It was only last Christmas when Tomasi and co. took us to a very enticing and heartfelt journey toward Damian's inevitable resurrection in Robin Rises arc, and it was personally a very cleansing venture for a fan like me. Grant Morrison may have created Damian Wayne but I would like to believe that it's Tomasi who redefined and strengthened his characterization for New 52 which was why his loss was so substantial before, and why his return felt like a victorious gain.
The last issue Robin Rises: Alpha hasn't been a fully satisfying installment from last December but this one, though strangely entitled Superpower-Fly Robin Fly, packed some great character moments that are comedic and touching, and they are mostly coming from Damian. Things are almost back to normal between father and son; Batman is accompanied by Boy Wonder in routine nocturnal patrols again, and their relationship has been better than before. There is trust and compassion even if Damian's newfound superpowers slightly threaten the balance that they have worked on and fruitfully achieved together. Bruce is understandably worried that his son may be losing some agency and control especially when he's not used to the superpowers he inherited from, let alone the extent or how to best utilize them in missions. Alfred, however, sagely advises him to give the boy some solitude to figure out things on his own. After all, both father and son have been through hell and back (if not literally) so Bruce should just allow Damian to come to terms with this change by himself first because he has become an adult now with an obligation to make his own choices.
Bruce owes it to him to recognize that. This issue heavily deals with second chances and the nature of personal responsibility and I admire the very grounded and muted tone and approach of Tomasi's writing for it. Tomasi could have easily written an action-packed issue that shows a superpowered Damian being a badass but he opted, once again, to explore how this affects Damian's psyche. The result of which is quite an admirable piece that once again resonates.

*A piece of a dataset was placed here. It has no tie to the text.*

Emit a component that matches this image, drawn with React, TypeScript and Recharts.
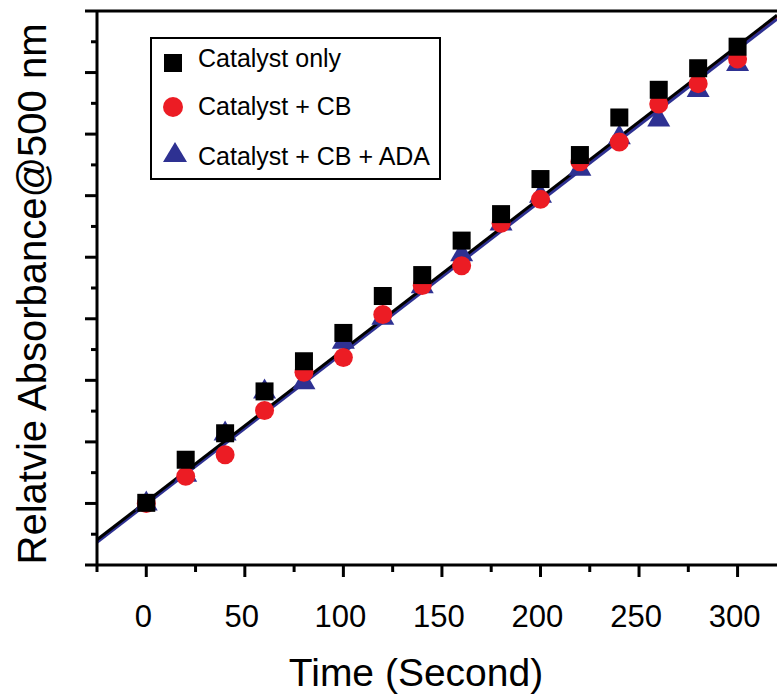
import { ComposedChart, Scatter, Line, XAxis, YAxis, ReferenceLine, Legend } from 'recharts';

// time points (s)
const times = [0, 20, 40, 60, 80, 100, 120, 140, 160, 180, 200, 220, 240, 260, 280, 300];

// relative absorbance
const catalystOnly = [1.01, 1.71, 2.14, 2.82, 3.31, 3.77, 4.37, 4.71, 5.27, 5.7, 6.27, 6.66, 7.27, 7.72, 8.07, 8.42];
const catalystCB = [1.0, 1.44, 1.79, 2.51, 3.13, 3.37, 4.07, 4.54, 4.86, 5.55, 5.94, 6.55, 6.87, 7.49, 7.82, 8.22];
const catalystCBADA = [1.03, 1.5, 2.17, 2.85, 3.0, 3.66, 4.05, 4.56, 5.08, 5.58, 6.03, 6.47, 6.98, 7.27, 7.75, 8.17];

// linear fit end points
const fitX = [-25, 320];
const fitOnly = [0.41, 8.93];
const fitCB = [0.39, 8.9];
const fitCBADA = [0.37, 8.87];

const xTicks = [-25, 0, 25, 50, 75, 100, 125, 150, 175, 200, 225, 250, 275, 300];
const yTicks = [0, 0.5, 1, 1.5, 2, 2.5, 3, 3.5, 4, 4.5, 5, 5.5, 6, 6.5, 7, 7.5, 8, 8.5, 9];

const legendNames = ['Catalyst only', 'Catalyst + CB', 'Catalyst + CB + ADA'];

const RED = '#ec1c24';
const BLUE = '#2e3192';
const FONT = "'Liberation Sans', Arial, sans-serif";

const toPoints = (xs: number[], ys: number[]) => xs.map((x, i) => ({ x, y: ys[i] }));

const onlyPts = toPoints(times, catalystOnly);
const cbPts = toPoints(times, catalystCB);
const adaPts = toPoints(times, catalystCBADA);
const fitOnlyPts = toPoints(fitX, fitOnly);
const fitCBPts = toPoints(fitX, fitCB);
const fitADAPts = toPoints(fitX, fitCBADA);

const Square = ({ cx, cy }: any) => <rect x={cx - 9} y={cy - 9} width={18} height={18} fill="#000" />;
const Circle = ({ cx, cy }: any) => <circle cx={cx} cy={cy} r={9.5} fill={RED} />;
const Triangle = ({ cx, cy }: any) => (
  <polygon points={`${cx},${cy - 11} ${cx - 11.5},${cy + 9} ${cx + 11.5},${cy + 9}`} fill={BLUE} />
);

const XTick = ({ x, y, payload }: any) => {
  const major = payload.value % 50 === 0;
  return (
    <g>
      <line x1={x} x2={x} y1={y} y2={y + (major ? 12 : 7)} stroke="#000" strokeWidth={3} />
      {major && (
        <text x={x - 3} y={y + 62} textAnchor="middle" fontSize={31} fontFamily={FONT} fill="#000">
          {payload.value}
        </text>
      )}
    </g>
  );
};

const YTick = ({ x, y, payload }: any) => {
  const major = Number.isInteger(payload.value);
  return <line x1={x - (major ? 12 : 6)} x2={x} y1={y} y2={y} stroke="#000" strokeWidth={3} />;
};

const XTitle = ({ viewBox }: any) => (
  <text x={viewBox.x + viewBox.width / 2 - 21} y={viewBox.y + 121} textAnchor="middle"
    fontSize={39} fontFamily={FONT} fill="#000">
    Time (Second)
  </text>
);

const YTitle = ({ viewBox }: any) => (
  <text transform={`translate(46, ${viewBox.y + viewBox.height / 2 + 6}) rotate(-90)`} textAnchor="middle"
    fontSize={40} fontFamily={FONT} fill="#000">
    Relatvie Absorbance@500 nm
  </text>
);

const LegendBox = () => {
  const rows = [
    { base: 30, mark: <rect x={14} y={17} width={18} height={18} fill="#000" /> },
    { base: 78, mark: <circle cx={23} cy={70} r={10} fill={RED} /> },
    { base: 128, mark: <polygon points="25,105 13,125 37,125" fill={BLUE} /> },
  ];
  return (
    <svg width={291} height={143} style={{ display: 'block' }}>
      <rect x={1} y={1} width={289} height={141} fill="#fff" stroke="#000" strokeWidth={2} />
      {rows.map((r, i) => (
        <g key={legendNames[i]}>
          {r.mark}
          <text x={48} y={r.base} fontSize={25} fontFamily={FONT} fill="#000">{legendNames[i]}</text>
        </g>
      ))}
    </svg>
  );
};

export default function App() {
  return (
    <div style={{ position: 'fixed', left: 0, top: 0, width: 777, height: 696, overflow: 'hidden', background: '#fff' }}>
      <ComposedChart width={777} height={696} margin={{ top: 11, right: 0, bottom: 0, left: 0 }}>
        <XAxis type="number" dataKey="x" domain={[-25, 320]} ticks={xTicks} interval={0} allowDataOverflow
          height={131} tickSize={0} tickMargin={0} tickLine={false}
          axisLine={{ stroke: '#000', strokeWidth: 3 }} tick={<XTick />} label={<XTitle />} />
        <YAxis type="number" dataKey="y" domain={[0, 9]} ticks={yTicks} interval={0} allowDataOverflow
          width={97} tickSize={0} tickMargin={0} tickLine={false}
          axisLine={{ stroke: '#000', strokeWidth: 3 }} tick={<YTick />} label={<YTitle />} />
        <ReferenceLine y={9} stroke="#000" strokeWidth={3} ifOverflow="visible" />
        <Legend layout="vertical" align="center" verticalAlign="middle" content={<LegendBox />}
          wrapperStyle={{ left: 150, top: 37, width: 291, height: 143 }} />
        <Scatter name="Catalyst + CB + ADA" data={adaPts} shape={<Triangle />} isAnimationActive={false} />
        <Scatter name="Catalyst + CB" data={cbPts} shape={<Circle />} isAnimationActive={false} />
        <Scatter name="Catalyst only" data={onlyPts} shape={<Square />} isAnimationActive={false} />
        <Line data={fitCBPts} dataKey="y" stroke={RED} strokeWidth={2} dot={false} isAnimationActive={false} legendType="none" />
        <Line data={fitADAPts} dataKey="y" stroke={BLUE} strokeWidth={3} dot={false} isAnimationActive={false} legendType="none" />
        <Line data={fitOnlyPts} dataKey="y" stroke="#000" strokeWidth={3} dot={false} isAnimationActive={false} legendType="none" />
      </ComposedChart>
    </div>
  );
}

There are a handful notable scenes here. First, we have his nightmare sequence of his late mother and grandfather Talia and Ra's haunting and taunting him. Artist Patrick Gleason (with colorists Gray and Kalisz) truly brought these panels to life and infused them with horror and visual retrospection. I bet it's refreshing for them to work on a more varied color palette than the previous ones with the hellish landscapes of Apokolips (which were unmistakably superbly illustrated as well). Afterwards, he visited the graveyard where his grandparents and mother's coffins lay, contemplating about the fact that he was once buried there with them--and what it now has to mean that he's still alive and therefore has many other things to accomplish in this world. He flies to the sky, looking at Gotham City in the perspective of a Superman or any semi-godlike being and realizes that he should not be above it all. So he visits his mother's old compound where she kept and experimented his clones, destroying some of its content before he swims to Atlantis and talks to Aquaman who agrees to free said detained clones from confinement (as referenced from the issue where he and Batman teamed up against Ra's, which was probably one of my favorite instalments). After he reached the shore with his clones, Damian allows them to live in peace, claiming that they were still a part of him and deserve more than the cruel lives his mother have put them through. This just goes to show the full measurement of his maturity and compassion. Reading that scene honestly warmed my chest area. This isn't the same stubborn, impulsive and reckless Damian from ages ago. This is a young man coming to terms that he has the power to improve lives as oppose to destroying them. It takes more strength to do the former.
In that sense, this issue showcases us a Damian Wayne who learns to forgive the atrocities he came from and accept that although he is very much capable of committing the same kind, he would rather embrace a nobler role fighting the good fight beside his father and partner. He may still be a child age-wise, but he very much a grown-up whose actions and decisions must always be for the betterment of self and others. His scene here were meaningful and beautiful to see unfold. I expect as much from Tomasi whose Batman and Robin has always been very character-driven in a sense that it prioritizes growth and internal struggle of its lead heroes, particularly that of the titular Robin. I CAN'T WAIT FOR WHAT ELSE IS IN STORE FOR THIS TITLE!